BEGIN DATA ROWS

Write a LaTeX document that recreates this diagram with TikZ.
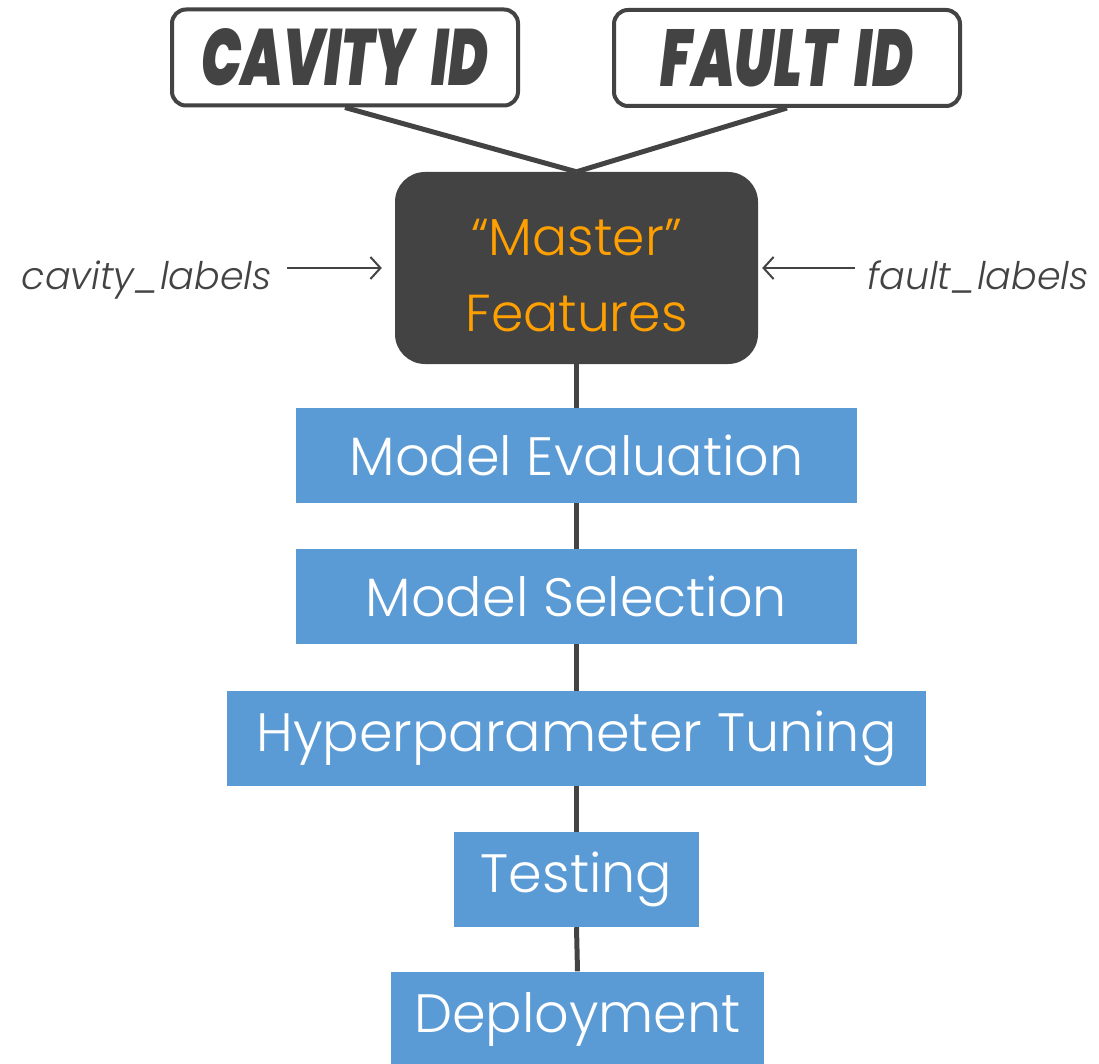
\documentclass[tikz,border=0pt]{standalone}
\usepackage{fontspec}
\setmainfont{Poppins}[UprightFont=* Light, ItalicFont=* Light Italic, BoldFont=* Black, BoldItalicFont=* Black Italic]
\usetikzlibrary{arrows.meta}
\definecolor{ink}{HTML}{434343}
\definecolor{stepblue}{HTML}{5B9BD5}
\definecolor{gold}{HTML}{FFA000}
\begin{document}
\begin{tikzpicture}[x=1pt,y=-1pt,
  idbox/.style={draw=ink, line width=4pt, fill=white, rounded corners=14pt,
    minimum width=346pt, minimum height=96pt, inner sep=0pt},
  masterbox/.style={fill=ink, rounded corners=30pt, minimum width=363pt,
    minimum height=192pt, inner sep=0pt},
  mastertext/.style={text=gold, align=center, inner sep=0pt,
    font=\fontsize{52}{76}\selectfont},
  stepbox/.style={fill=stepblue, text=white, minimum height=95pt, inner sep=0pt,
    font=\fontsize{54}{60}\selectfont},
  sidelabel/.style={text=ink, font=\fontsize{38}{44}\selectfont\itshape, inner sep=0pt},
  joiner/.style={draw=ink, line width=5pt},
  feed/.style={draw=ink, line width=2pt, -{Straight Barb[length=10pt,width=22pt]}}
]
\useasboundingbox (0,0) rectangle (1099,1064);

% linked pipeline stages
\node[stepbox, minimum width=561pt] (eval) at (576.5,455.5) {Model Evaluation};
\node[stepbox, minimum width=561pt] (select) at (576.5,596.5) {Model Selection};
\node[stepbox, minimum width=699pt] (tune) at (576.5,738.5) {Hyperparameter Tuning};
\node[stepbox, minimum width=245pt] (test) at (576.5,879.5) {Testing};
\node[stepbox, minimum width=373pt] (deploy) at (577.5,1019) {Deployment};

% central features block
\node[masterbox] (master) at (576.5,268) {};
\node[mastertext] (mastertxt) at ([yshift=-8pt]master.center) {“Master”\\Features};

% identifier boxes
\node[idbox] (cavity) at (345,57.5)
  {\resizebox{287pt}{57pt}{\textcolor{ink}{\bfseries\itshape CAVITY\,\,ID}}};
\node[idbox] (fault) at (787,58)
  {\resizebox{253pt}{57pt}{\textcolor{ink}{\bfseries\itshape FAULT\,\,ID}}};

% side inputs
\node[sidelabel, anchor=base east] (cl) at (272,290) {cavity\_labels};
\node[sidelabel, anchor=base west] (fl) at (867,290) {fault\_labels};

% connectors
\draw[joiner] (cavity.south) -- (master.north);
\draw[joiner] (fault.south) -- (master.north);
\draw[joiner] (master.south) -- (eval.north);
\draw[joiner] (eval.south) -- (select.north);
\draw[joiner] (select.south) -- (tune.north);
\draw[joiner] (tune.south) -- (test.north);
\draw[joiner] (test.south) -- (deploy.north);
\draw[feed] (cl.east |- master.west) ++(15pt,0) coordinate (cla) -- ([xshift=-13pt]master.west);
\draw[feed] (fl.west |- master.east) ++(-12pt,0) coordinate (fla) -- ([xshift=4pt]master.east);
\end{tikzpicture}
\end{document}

END DATA ROWS
BEGIN DATA ROWS

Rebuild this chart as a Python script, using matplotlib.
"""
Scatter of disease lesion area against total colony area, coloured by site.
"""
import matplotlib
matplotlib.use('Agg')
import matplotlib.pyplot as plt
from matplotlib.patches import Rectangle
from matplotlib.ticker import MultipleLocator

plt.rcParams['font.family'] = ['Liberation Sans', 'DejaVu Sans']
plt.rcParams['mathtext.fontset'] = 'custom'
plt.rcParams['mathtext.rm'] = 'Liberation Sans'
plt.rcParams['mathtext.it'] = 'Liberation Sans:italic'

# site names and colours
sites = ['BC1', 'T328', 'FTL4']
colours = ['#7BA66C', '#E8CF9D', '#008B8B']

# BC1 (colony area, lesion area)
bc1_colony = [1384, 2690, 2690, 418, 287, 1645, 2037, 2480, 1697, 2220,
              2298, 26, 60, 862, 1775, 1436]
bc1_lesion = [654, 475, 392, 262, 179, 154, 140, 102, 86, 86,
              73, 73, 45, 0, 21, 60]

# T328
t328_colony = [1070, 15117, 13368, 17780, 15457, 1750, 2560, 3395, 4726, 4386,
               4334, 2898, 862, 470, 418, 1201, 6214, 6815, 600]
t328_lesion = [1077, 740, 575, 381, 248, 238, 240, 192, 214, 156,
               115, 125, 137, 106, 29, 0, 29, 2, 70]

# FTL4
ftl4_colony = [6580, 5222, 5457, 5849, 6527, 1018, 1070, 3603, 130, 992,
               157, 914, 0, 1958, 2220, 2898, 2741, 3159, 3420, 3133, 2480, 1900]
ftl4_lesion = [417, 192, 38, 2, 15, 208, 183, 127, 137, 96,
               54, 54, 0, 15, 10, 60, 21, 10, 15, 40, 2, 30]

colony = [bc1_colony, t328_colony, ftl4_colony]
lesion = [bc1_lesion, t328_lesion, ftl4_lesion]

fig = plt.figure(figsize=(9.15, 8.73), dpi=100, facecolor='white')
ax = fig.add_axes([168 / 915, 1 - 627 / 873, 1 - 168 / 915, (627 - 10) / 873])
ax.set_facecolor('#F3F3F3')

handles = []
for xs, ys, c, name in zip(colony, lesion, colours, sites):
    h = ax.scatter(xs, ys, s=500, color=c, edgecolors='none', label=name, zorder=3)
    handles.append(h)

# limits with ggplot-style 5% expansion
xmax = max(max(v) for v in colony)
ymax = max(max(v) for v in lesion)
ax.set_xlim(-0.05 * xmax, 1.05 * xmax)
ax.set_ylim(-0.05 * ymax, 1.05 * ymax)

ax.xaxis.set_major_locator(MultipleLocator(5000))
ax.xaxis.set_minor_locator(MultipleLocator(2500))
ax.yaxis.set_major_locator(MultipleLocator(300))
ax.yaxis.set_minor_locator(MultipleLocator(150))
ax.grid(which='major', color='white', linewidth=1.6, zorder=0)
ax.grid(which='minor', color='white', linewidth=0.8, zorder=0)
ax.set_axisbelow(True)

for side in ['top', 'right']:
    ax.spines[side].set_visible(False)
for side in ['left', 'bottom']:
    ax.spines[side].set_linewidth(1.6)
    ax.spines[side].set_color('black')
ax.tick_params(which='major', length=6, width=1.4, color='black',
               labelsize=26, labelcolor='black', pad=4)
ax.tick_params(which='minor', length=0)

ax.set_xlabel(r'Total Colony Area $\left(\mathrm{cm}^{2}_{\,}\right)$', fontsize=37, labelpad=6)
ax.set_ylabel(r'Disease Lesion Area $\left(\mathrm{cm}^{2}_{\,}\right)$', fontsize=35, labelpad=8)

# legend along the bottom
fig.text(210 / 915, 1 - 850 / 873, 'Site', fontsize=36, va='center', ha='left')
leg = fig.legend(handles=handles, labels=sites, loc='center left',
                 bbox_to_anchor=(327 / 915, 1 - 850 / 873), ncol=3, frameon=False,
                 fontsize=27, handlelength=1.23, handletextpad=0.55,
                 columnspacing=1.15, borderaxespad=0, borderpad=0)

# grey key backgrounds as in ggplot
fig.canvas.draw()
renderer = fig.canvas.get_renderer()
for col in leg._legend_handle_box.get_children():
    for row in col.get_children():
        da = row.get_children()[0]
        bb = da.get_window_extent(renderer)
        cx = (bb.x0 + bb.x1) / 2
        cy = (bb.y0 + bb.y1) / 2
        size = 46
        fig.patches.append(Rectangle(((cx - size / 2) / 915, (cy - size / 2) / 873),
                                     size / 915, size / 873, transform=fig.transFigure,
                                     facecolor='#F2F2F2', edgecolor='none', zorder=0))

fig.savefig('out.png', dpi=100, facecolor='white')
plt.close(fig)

END DATA ROWS
BEGIN DATA ROWS

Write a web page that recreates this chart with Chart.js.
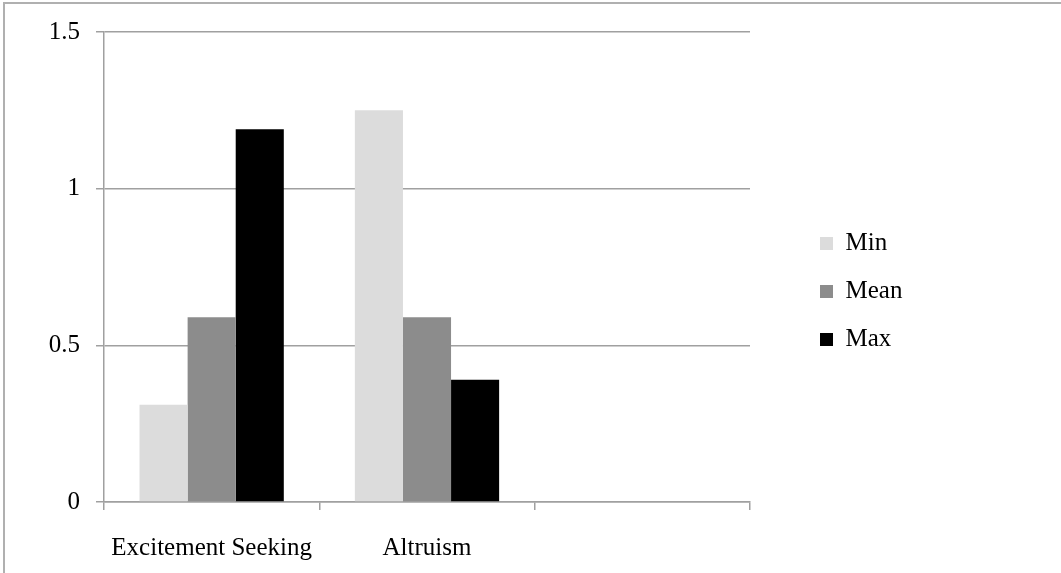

END DATA ROWS

DIRECTIVE: Determine the count of lines in the data above with the string "this" in them, and give that count alone.

EXERCISE RESULT: 3